---- Supplied information

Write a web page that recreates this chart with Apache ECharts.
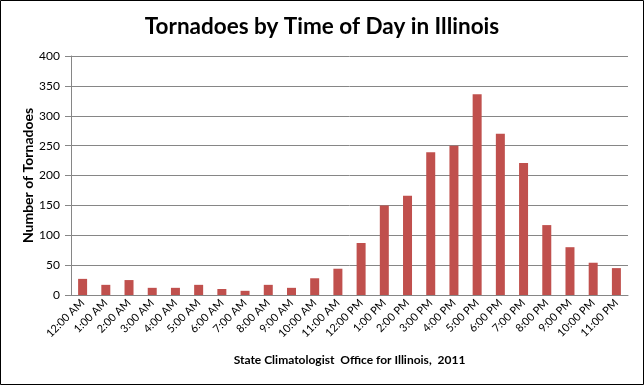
<!DOCTYPE html>
<html><head><meta charset="utf-8">
<script src="https://cdn.jsdelivr.net/npm/echarts@6/dist/echarts.min.js"></script>
<style>html,body{margin:0;padding:0;background:#fff}#c{width:644px;height:385px}</style>
</head><body><div id="c"></div>
<script>
const categories = ['12:00 AM','1:00 AM','2:00 AM','3:00 AM','4:00 AM','5:00 AM','6:00 AM','7:00 AM','8:00 AM','9:00 AM','10:00 AM','11:00 AM','12:00 PM','1:00 PM','2:00 PM','3:00 PM','4:00 PM','5:00 PM','6:00 PM','7:00 PM','8:00 PM','9:00 PM','10:00 PM','11:00 PM'];
const tornadoes = [27,17,25,12,12,17,10,7,17,12,28,44,87,150,166,239,250,336,270,221,117,80,54,45];
const yTicks = [0,50,100,150,200,250,300,350,400];

const chart = echarts.init(document.getElementById('c'));
const font = 'Lato, "Open Sans", sans-serif';
chart.setOption({
  animation:false,
  title:{text:'Tornadoes by Time of Day in Illinois',left:'center',top:10,
    textStyle:{fontFamily:font,fontSize:22.5,fontWeight:'bold',color:'#000'}},
  graphic:[{type:'rect',shape:{x:0.5,y:0.5,width:643,height:384},style:{fill:'none',stroke:'#000',lineWidth:1},silent:true}],
  grid:{left:71,right:16,top:56,bottom:90},
  xAxis:{type:'category',data:categories,
    name:'State Climatologist  Office for Illinois,  2011',nameLocation:'middle',nameGap:59,
    nameMoveOverlap:false,
    nameTextStyle:{fontFamily:font,fontSize:12,fontWeight:'bold',color:'#000'},
    axisLine:{lineStyle:{color:'#868686'}},axisTick:{show:false},
    axisLabel:{rotate:45,interval:0,fontFamily:font,fontSize:11,color:'#000',margin:6}},
  yAxis:{type:'value',min:0,max:400,interval:50,
    name:'Number of Tornadoes',nameLocation:'middle',nameGap:36,
    nameMoveOverlap:false,
    nameTextStyle:{fontFamily:font,fontSize:14,fontWeight:'bold',color:'#000'},
    axisLine:{show:true,lineStyle:{color:'#868686'}},
    axisTick:{show:true,length:6,lineStyle:{color:'#868686'}},
    axisLabel:{fontFamily:font,fontSize:12,color:'#000',margin:11,
      formatter:v=>yTicks.includes(v)?String(v):''},
    splitLine:{lineStyle:{color:'#868686'}}},
  series:[{type:'bar',data:tornadoes,barWidth:9,itemStyle:{color:'#C0504D'}}]
});
</script></body></html>
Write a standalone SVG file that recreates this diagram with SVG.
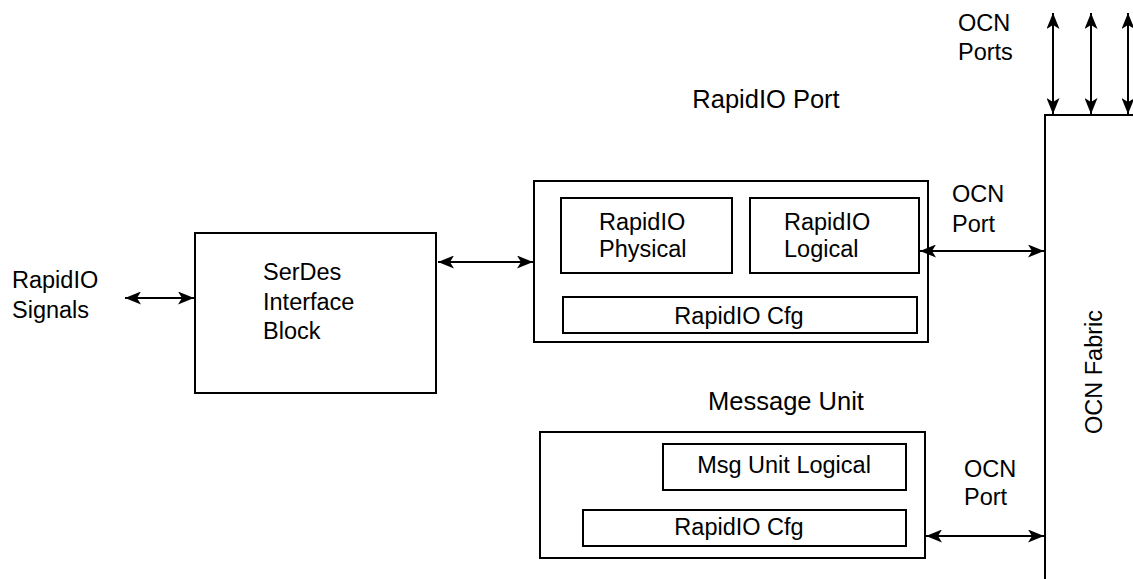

--------

◆ Description of the task: Omit any images, then output the listing exactly.

◆ Result for this exercise:
Write a web page that recreates this chart with Apache ECharts.
<!DOCTYPE html>
<html><head><meta charset="utf-8">
<script src="https://cdn.jsdelivr.net/npm/echarts@6/dist/echarts.min.js"></script>
<style>html,body{margin:0;padding:0;background:#fff}#c{width:644px;height:385px}</style>
</head><body><div id="c"></div>
<script>
const categories = ['12:00 AM','1:00 AM','2:00 AM','3:00 AM','4:00 AM','5:00 AM','6:00 AM','7:00 AM','8:00 AM','9:00 AM','10:00 AM','11:00 AM','12:00 PM','1:00 PM','2:00 PM','3:00 PM','4:00 PM','5:00 PM','6:00 PM','7:00 PM','8:00 PM','9:00 PM','10:00 PM','11:00 PM'];
const tornadoes = [27,17,25,12,12,17,10,7,17,12,28,44,87,150,166,239,250,336,270,221,117,80,54,45];
const yTicks = [0,50,100,150,200,250,300,350,400];

const chart = echarts.init(document.getElementById('c'));
const font = 'Lato, "Open Sans", sans-serif';
chart.setOption({
  animation:false,
  title:{text:'Tornadoes by Time of Day in Illinois',left:'center',top:10,
    textStyle:{fontFamily:font,fontSize:22.5,fontWeight:'bold',color:'#000'}},
  graphic:[{type:'rect',shape:{x:0.5,y:0.5,width:643,height:384},style:{fill:'none',stroke:'#000',lineWidth:1},silent:true}],
  grid:{left:71,right:16,top:56,bottom:90},
  xAxis:{type:'category',data:categories,
    name:'State Climatologist  Office for Illinois,  2011',nameLocation:'middle',nameGap:59,
    nameMoveOverlap:false,
    nameTextStyle:{fontFamily:font,fontSize:12,fontWeight:'bold',color:'#000'},
    axisLine:{lineStyle:{color:'#868686'}},axisTick:{show:false},
    axisLabel:{rotate:45,interval:0,fontFamily:font,fontSize:11,color:'#000',margin:6}},
  yAxis:{type:'value',min:0,max:400,interval:50,
    name:'Number of Tornadoes',nameLocation:'middle',nameGap:36,
    nameMoveOverlap:false,
    nameTextStyle:{fontFamily:font,fontSize:14,fontWeight:'bold',color:'#000'},
    axisLine:{show:true,lineStyle:{color:'#868686'}},
    axisTick:{show:true,length:6,lineStyle:{color:'#868686'}},
    axisLabel:{fontFamily:font,fontSize:12,color:'#000',margin:11,
      formatter:v=>yTicks.includes(v)?String(v):''},
    splitLine:{lineStyle:{color:'#868686'}}},
  series:[{type:'bar',data:tornadoes,barWidth:9,itemStyle:{color:'#C0504D'}}]
});
</script></body></html>
Write a standalone SVG file that recreates this diagram with SVG.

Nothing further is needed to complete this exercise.